The Asia-Pacific Economic Cooperation (APEC) CEO Summit recently brought together both global leaders of the world’s largest economies and business leaders. It was held virtually and over 1,000 delegates were welcomed from around the world. The themes of the summit included the state of the world, the future of energy, opportunities for clean technology and the energy transition, as well as this question: How can we achieve sustainable growth, deal with climate change, and assure our food sustainability and provenance?
According to APEC CEO Summit Chair Barbara Chapman, these themes were chosen to reflect the most important and urgent topics of our time. One of the keynote speakers was Tesla’s Chair, Robyn Denholm.

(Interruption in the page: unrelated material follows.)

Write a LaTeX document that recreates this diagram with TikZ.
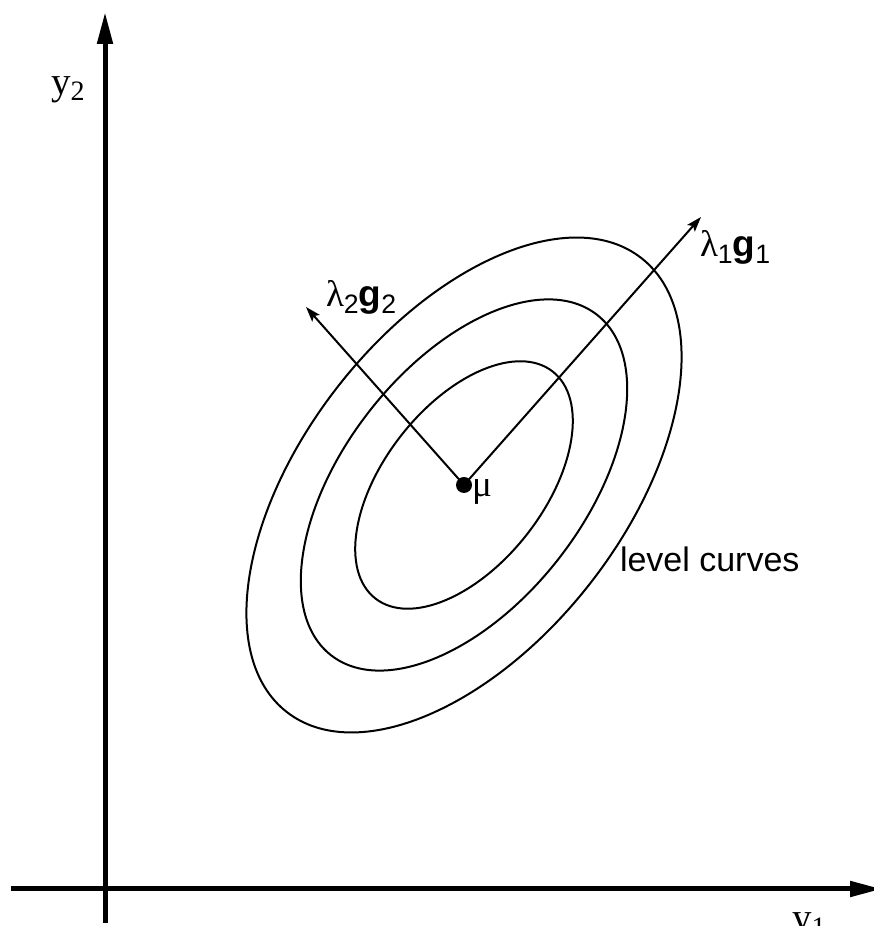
\documentclass[tikz,border=0pt]{standalone}
\usepackage{fontspec}
\setmainfont{Liberation Sans}
\newfontfamily\seriffont{Liberation Serif}
\usetikzlibrary{arrows.meta}
\newcommand{\mysub}[1]{\raisebox{-0.32ex}{\scalebox{0.72}{#1}}}
\tikzset{
  axis/.style={line width=5pt, -{Triangle[length=32pt,width=15pt]}},
  vec/.style={line width=2pt, -{Stealth[length=15pt,width=10pt,inset=3pt]}},
  level/.style={line width=2pt},
  lbl/.style={inner sep=0pt, outer sep=0pt},
}
\begin{document}
\begin{tikzpicture}[x=1pt,y=1pt]
\useasboundingbox (0,0) rectangle (873,926);
% axes
\coordinate (ox) at (11,37);
\coordinate (xe) at (882,37);
\coordinate (oy) at (105,3);
\coordinate (ye) at (105,914);
\draw[axis] (oy) -- (ye);
\draw[axis] (ox) -- (xe);
% centre
\coordinate (mu) at (464,441);
\coordinate (g1) at (701,709);
\coordinate (g2) at (306,619);
% level curves
\foreach \s in {1,0.75,0.5}{
  \draw[level, rotate around={52:(mu)}] (mu) ellipse [x radius=288pt*\s, y radius=160pt*\s];
}
\draw[vec] (mu) -- (g1);
\draw[vec] (mu) -- (g2);
\fill (mu) circle (8pt);
% labels
\node[lbl, anchor=base west] (ylab2) at (51,831) {\fontsize{39}{42}\selectfont\seriffont y\mysub{2}};
\node[lbl, anchor=north west] (ylab1) at (792,13) {\fontsize{39}{42}\selectfont\seriffont y\mysub{1}};
\node[lbl, anchor=base west] (l1) at (700,669) {\fontsize{37}{40}\selectfont{\seriffont λ}\mysub{1}\textbf{g}\mysub{1}};
\node[lbl, anchor=base west] (l2) at (326,619) {\fontsize{37}{40}\selectfont{\seriffont λ}\mysub{2}\textbf{g}\mysub{2}};
\node[lbl, anchor=base west] (mulab) at (472,429) {\fontsize{37}{40}\selectfont\seriffont μ};
\node[lbl, anchor=base west] (lc) at (620,354) {\fontsize{34}{38}\selectfont level curves};
\end{tikzpicture}
\end{document}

Denholm, who spoke about the renewable energy transformation challenge at the summit, didn’t hold back. She expressed herself on the urgency of the climate crisis and pointed out that we are past the tipping point of the renewable energy transformation.
“The world is already past the tipping point of renewable energy transformation and we already have technology needed to succeed, but we must now accelerate the deployment of them at an incredible pace.”
She also touched upon Tesla’s goals of producing 20 million electric vehicles every year by 2030 and how it wants to expand into more new markets. Denholm also pointed out that Tesla’s focus is on two sectors that are responsible for half of global carbon emissions. These are electricity generation and transport. She added that Tesla has a goal of producing 20 million electric vehicles annually by 2030. She emphasized the importance of lithium-ion batteries as a critical platform for energy transformation. Batteries help lower the costs of electricity and make solving both grid stability and reliability problems affordable.
“These batteries simply cannot be made without the contribution from almost every country in APEC. This is a group of innovative forward-leaning countries committed to working together, despite our many differences, to open barriers through collaboration and through trade. Both are critical to this race to zero emissions. Because the new energy era is very international and we will succeed or fail as one.
“To fully decarbonize transport by 2050 we have to stop selling combustion engine vehicles by around 2030 in most places.
“The number one thing I urge all countries in the APEC region to do is to strengthen emission standards. This fundamentally changes the economics of CO2 pollution in vehicles and also gives the industry throughout the supply chain confidence to invest knowing that the market is heading towards EVs.”
She also noted that New Zealand has shown leadership. The nation has a clean car discount scheme and standards that are currently before parliament would enable New Zealand to have one of the cleanest and safest vehicle fleets in the world. (We recently covered the small country’s EV leadership.) She pointed out that we can only reduce vehicle pollution as fast as we can build EVs, and that this was the race.
“Globally, we can only transition to reliable, cost-effective renewables as fast as we can build energy storage. We can only reduce vehicle pollution as fast we can build electric vehicles. That is the race.
“The supply chains for batteries and vehicles are immense. The required growth for minerals and materials is exponential. This is the time for countries to back their sustainable mining, refining, and manufacturing capability.”
She added that by setting clear and ambitious timelines for technology transition, APEC economies could give the markets both certainty and direction. This includes strong vehicle emissions standards for the next 5–10 years, not just 2050. Leaders could invest and underwrite supply chains for the new energy era by ensuring they meet environmental and social standards. They can prepare energy grids for the transition while also preserving free trade, she pointed out.
“Every nation has a critical role to play, from the smallest to the largest.”
Other speakers at the APEC CEO Summit included New Zealand Prime Minister Rt Hon Jacinda Ardern, German Chancellor Angela Merkel, Jerome Foster (who is the youngest ever White House Advisor in the history of the United States), Amal Clooney, and several world leaders such as President Moon Jae-in of South Korea and Australia Prime Minister Scott Morrison.